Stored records
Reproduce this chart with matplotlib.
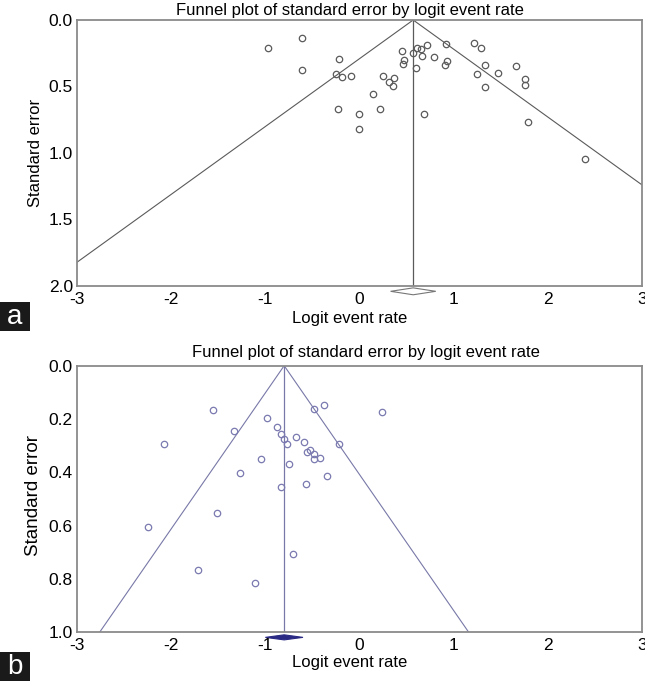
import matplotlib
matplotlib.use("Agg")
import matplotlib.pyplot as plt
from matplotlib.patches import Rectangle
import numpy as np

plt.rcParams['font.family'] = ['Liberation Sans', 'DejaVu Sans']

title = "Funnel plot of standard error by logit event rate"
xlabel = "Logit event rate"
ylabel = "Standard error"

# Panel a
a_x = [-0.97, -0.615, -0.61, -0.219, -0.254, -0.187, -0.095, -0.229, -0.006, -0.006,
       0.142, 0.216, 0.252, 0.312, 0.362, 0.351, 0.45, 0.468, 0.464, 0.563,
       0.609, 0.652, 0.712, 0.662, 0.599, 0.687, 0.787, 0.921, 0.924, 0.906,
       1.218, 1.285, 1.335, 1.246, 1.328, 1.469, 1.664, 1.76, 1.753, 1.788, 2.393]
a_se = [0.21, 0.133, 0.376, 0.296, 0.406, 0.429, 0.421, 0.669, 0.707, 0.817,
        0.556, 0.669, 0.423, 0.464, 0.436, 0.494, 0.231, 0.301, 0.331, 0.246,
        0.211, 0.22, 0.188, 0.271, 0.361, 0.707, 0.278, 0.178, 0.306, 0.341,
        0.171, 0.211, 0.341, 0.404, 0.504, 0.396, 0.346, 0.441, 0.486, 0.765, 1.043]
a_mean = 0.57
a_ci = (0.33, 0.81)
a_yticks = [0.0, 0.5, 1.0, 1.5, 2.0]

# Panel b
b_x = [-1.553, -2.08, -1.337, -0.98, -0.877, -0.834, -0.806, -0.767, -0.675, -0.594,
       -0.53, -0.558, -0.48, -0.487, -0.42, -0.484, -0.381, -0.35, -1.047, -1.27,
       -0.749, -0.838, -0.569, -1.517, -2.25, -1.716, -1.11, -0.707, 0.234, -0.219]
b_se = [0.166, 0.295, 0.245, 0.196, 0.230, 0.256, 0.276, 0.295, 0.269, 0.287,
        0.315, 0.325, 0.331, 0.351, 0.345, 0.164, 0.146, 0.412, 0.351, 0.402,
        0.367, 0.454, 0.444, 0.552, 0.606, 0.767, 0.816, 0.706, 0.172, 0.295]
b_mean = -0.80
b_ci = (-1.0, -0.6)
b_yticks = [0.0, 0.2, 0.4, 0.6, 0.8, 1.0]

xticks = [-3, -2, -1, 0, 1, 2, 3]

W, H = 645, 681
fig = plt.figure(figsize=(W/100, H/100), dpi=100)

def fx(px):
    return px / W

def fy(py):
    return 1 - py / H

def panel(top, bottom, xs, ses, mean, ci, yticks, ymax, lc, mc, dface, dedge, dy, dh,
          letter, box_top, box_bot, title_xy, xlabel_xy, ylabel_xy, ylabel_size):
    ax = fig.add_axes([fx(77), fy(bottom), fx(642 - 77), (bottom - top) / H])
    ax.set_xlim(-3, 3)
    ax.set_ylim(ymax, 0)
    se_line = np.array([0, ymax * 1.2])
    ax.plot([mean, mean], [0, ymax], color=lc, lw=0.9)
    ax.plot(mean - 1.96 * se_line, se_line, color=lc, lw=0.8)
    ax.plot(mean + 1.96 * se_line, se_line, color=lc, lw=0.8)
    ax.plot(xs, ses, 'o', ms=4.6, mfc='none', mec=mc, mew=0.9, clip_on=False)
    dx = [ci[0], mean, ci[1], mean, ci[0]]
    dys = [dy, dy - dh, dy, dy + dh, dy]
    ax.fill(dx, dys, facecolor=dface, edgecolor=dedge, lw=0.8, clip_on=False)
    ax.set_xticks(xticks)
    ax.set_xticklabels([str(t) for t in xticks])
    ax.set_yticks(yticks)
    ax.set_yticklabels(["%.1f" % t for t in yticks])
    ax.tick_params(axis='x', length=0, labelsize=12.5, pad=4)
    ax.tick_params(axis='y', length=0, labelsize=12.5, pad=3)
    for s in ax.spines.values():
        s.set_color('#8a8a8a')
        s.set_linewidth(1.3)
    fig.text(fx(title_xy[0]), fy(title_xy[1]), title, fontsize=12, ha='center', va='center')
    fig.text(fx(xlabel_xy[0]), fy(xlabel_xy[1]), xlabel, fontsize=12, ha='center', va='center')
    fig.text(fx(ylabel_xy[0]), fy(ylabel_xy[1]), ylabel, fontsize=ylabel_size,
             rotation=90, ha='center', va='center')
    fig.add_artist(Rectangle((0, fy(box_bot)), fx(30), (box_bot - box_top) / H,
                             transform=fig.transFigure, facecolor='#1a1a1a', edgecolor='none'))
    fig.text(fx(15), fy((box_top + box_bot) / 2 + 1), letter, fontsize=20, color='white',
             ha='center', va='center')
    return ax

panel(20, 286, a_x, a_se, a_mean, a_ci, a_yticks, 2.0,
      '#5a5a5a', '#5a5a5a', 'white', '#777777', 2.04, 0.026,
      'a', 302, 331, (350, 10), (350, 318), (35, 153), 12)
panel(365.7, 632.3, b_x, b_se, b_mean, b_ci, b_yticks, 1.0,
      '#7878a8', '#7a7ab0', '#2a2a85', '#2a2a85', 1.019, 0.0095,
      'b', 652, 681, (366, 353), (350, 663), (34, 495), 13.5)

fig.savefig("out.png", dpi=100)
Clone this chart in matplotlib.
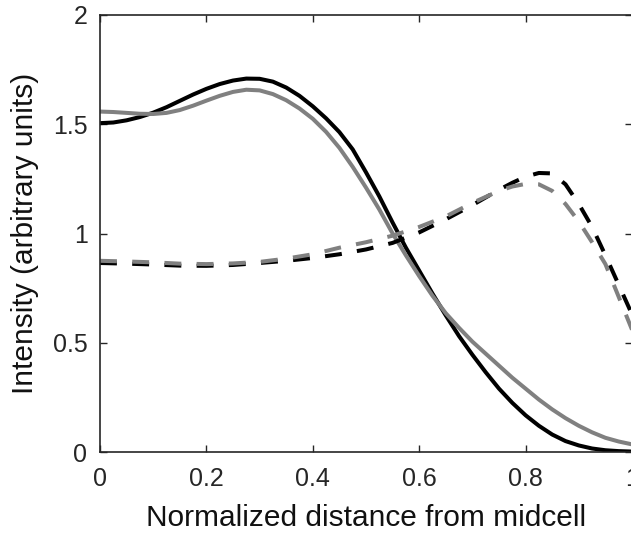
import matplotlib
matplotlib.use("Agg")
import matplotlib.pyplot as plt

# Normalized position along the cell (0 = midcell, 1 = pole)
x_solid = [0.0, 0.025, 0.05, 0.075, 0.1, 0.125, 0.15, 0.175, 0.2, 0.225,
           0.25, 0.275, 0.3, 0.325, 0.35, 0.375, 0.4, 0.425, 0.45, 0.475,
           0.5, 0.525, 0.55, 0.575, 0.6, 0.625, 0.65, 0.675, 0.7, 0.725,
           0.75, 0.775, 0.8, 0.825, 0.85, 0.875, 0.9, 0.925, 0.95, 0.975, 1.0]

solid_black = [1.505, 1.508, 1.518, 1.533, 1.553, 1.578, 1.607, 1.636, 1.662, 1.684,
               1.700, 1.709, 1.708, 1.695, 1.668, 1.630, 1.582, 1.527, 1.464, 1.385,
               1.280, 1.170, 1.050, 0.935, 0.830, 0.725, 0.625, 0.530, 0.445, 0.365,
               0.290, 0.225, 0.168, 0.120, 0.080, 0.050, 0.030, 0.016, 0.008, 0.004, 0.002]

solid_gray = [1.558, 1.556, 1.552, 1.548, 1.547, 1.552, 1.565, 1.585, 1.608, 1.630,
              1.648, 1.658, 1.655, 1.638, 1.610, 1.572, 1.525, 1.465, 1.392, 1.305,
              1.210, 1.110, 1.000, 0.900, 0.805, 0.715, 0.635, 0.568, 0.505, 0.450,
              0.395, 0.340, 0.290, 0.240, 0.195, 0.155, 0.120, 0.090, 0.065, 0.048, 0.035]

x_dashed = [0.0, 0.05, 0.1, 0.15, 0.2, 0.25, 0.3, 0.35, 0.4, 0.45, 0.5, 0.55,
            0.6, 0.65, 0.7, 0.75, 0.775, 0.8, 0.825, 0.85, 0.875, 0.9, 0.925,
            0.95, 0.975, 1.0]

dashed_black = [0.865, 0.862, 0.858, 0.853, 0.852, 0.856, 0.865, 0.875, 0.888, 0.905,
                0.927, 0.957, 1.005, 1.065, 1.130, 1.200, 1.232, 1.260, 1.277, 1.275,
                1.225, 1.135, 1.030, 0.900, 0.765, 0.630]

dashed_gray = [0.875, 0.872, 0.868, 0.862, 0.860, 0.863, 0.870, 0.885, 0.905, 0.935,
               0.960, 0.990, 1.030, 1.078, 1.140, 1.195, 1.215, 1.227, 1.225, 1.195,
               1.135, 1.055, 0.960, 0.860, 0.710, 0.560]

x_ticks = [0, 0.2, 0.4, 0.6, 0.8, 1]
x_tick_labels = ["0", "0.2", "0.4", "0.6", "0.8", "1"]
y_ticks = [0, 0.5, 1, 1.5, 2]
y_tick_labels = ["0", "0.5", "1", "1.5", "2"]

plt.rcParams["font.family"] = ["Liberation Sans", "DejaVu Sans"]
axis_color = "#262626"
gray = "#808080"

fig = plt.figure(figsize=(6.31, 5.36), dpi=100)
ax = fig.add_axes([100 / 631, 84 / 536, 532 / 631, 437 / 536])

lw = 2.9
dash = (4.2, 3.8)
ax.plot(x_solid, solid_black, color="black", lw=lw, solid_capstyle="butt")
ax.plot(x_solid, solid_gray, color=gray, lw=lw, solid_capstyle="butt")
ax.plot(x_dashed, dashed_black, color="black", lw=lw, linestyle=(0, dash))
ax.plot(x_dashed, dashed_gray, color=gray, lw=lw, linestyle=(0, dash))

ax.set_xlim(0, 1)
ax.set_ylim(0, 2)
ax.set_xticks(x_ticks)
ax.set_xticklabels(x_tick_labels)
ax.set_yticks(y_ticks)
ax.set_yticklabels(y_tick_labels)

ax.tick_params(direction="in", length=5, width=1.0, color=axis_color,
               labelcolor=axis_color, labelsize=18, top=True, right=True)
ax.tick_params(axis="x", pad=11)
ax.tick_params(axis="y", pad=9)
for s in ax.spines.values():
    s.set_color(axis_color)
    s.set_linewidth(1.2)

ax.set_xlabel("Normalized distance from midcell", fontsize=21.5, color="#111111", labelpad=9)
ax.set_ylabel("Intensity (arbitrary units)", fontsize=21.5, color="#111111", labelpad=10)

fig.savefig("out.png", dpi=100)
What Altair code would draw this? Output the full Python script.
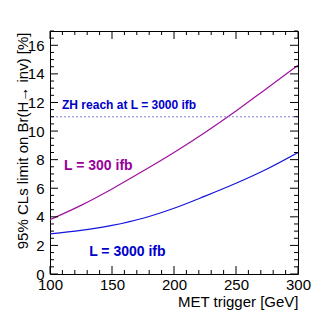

▸ Your task:
Leave out the pictures and repeat the lines from the start of the material through the line with "plt.rcParams['font.family'] = ['Liberation", inclusive.

▸ Response to this exercise:
Reproduce this chart with matplotlib.
import matplotlib
matplotlib.use("Agg")
import matplotlib.pyplot as plt
from matplotlib.patches import Rectangle
import numpy as np

plt.rcParams['font.family'] = ['Liberation Sans', 'DejaVu Sans']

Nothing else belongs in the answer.